• **Source material**

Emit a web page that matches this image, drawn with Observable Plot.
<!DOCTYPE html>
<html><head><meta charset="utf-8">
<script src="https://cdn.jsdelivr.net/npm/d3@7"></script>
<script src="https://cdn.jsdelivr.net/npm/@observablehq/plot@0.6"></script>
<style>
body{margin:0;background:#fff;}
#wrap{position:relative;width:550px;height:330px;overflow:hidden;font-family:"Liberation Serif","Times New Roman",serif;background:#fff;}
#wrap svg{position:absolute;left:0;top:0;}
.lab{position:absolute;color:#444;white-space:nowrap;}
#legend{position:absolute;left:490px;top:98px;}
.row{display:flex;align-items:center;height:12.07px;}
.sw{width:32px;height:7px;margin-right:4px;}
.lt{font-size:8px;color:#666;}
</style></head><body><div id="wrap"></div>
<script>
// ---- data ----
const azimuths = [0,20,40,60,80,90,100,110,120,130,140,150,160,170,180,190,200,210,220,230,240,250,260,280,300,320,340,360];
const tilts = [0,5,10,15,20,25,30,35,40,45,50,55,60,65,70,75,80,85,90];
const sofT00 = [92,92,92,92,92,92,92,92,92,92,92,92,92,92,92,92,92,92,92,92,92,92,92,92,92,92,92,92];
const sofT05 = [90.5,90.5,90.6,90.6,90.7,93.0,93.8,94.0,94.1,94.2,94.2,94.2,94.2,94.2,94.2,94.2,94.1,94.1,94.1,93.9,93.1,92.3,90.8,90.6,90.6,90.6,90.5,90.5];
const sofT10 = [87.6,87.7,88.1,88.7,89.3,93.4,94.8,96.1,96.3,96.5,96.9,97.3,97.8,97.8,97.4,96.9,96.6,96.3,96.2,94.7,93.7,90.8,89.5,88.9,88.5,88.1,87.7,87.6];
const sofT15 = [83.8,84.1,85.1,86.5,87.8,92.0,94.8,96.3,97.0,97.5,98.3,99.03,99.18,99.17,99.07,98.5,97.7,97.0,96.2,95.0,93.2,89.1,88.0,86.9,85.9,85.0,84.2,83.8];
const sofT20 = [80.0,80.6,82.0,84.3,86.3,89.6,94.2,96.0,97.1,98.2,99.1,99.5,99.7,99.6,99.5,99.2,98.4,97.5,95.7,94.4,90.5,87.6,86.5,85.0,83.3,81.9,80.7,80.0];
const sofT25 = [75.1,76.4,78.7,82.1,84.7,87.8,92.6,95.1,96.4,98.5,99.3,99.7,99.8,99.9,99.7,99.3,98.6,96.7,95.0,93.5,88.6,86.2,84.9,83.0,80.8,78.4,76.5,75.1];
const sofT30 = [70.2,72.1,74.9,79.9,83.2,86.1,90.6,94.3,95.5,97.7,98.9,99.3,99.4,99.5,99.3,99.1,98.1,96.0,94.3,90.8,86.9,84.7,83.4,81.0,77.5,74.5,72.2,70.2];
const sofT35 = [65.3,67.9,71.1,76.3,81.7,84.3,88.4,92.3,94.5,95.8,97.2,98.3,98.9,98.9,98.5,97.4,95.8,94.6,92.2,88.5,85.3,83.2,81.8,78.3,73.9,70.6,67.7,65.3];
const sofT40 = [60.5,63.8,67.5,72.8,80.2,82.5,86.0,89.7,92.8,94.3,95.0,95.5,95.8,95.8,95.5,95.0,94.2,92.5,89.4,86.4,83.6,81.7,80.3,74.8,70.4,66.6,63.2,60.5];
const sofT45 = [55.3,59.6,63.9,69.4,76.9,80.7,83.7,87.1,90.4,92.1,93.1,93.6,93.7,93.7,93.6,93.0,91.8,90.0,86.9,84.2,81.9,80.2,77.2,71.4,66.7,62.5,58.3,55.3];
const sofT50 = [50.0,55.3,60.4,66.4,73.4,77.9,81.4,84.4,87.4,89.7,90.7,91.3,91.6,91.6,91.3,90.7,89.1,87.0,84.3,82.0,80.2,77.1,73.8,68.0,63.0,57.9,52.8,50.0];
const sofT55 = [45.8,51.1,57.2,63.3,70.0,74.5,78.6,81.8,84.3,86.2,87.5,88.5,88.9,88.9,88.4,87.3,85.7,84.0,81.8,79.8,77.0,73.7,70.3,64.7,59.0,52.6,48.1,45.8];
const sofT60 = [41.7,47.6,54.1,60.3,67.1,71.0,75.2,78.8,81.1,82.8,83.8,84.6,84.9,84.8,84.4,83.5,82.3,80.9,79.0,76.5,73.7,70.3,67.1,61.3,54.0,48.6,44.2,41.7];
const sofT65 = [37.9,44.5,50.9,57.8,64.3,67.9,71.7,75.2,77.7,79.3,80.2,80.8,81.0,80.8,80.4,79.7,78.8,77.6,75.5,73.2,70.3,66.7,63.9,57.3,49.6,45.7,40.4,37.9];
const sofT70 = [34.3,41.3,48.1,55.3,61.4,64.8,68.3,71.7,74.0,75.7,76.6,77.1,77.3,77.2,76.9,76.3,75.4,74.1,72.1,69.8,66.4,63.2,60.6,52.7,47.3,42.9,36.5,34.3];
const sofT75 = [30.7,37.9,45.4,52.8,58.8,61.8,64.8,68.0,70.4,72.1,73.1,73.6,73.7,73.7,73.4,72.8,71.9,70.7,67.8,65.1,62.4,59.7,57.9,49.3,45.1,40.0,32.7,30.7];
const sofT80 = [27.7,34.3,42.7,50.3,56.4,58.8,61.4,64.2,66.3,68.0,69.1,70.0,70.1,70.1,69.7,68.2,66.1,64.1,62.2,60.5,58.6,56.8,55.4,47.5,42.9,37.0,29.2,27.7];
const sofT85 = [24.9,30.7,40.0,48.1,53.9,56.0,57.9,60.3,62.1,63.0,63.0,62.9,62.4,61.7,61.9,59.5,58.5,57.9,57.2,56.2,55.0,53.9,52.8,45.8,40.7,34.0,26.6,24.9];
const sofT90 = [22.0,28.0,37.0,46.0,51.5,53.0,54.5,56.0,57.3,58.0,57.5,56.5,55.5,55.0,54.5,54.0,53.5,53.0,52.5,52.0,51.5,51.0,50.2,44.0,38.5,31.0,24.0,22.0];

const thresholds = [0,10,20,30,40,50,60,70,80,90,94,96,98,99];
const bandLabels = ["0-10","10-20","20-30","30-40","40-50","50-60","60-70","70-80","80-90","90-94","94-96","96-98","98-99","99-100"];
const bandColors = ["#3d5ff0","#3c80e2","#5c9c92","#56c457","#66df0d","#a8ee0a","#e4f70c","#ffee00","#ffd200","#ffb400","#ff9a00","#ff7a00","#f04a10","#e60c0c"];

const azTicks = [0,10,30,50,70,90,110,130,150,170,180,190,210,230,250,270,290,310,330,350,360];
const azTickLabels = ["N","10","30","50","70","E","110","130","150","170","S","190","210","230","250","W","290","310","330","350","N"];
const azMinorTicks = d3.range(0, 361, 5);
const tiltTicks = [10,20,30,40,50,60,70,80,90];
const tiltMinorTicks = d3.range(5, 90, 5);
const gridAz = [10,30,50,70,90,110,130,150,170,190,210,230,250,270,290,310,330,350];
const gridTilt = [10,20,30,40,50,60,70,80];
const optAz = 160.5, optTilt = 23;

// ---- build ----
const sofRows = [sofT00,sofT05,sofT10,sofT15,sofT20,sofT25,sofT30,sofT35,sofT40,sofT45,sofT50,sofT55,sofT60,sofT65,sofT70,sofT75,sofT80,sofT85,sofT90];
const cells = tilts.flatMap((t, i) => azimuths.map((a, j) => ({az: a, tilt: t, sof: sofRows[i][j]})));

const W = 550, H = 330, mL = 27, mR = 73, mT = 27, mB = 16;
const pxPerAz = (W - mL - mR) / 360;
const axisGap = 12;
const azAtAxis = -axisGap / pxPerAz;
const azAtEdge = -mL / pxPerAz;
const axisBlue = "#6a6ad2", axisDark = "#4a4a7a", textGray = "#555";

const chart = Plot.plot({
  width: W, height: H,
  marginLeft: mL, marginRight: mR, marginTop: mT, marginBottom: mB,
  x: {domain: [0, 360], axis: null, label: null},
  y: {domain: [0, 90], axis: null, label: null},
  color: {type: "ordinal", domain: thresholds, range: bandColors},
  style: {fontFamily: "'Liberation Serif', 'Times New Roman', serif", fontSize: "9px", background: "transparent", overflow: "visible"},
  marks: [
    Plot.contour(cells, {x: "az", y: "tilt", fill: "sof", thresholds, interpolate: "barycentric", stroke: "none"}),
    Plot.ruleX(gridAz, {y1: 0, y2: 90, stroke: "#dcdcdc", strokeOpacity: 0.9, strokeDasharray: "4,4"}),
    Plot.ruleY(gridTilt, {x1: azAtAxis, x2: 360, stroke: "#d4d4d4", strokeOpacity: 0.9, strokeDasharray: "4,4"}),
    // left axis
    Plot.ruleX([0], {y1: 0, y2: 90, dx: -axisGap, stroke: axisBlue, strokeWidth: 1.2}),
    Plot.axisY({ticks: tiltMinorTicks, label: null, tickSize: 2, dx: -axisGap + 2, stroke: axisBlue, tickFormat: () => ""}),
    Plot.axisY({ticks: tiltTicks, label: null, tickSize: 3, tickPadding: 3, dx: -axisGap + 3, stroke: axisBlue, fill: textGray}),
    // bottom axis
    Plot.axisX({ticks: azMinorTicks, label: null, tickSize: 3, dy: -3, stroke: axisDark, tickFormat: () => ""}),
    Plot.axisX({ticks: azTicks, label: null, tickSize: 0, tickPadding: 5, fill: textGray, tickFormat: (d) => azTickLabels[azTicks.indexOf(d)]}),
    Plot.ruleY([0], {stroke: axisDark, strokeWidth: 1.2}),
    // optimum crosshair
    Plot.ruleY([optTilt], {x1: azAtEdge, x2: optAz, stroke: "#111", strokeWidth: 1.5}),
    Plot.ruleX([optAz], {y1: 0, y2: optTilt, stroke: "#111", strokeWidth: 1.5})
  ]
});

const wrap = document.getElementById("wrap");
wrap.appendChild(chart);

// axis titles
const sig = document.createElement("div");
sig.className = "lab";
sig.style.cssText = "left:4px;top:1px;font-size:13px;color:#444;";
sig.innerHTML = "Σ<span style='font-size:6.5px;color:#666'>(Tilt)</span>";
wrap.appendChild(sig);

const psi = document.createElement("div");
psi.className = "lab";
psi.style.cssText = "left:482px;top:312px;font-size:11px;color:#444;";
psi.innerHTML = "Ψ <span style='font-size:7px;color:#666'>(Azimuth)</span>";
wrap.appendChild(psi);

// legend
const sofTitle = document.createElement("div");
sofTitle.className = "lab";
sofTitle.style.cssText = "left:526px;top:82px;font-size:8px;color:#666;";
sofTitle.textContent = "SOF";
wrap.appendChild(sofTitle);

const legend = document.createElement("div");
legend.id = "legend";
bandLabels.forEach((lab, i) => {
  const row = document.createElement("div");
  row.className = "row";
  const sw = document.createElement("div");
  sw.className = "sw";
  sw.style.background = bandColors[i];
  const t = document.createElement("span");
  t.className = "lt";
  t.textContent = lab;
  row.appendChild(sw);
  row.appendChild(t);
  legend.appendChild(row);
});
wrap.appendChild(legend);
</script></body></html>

* * *

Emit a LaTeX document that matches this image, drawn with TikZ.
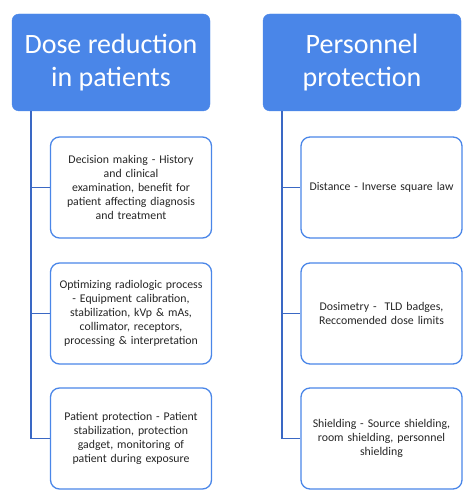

• **Goal of the exercise**
Which lines of the data include "with"? Copy each of them.

• **Reply to the task**
Emit a web page that matches this image, drawn with Observable Plot.
Emit a LaTeX document that matches this image, drawn with TikZ.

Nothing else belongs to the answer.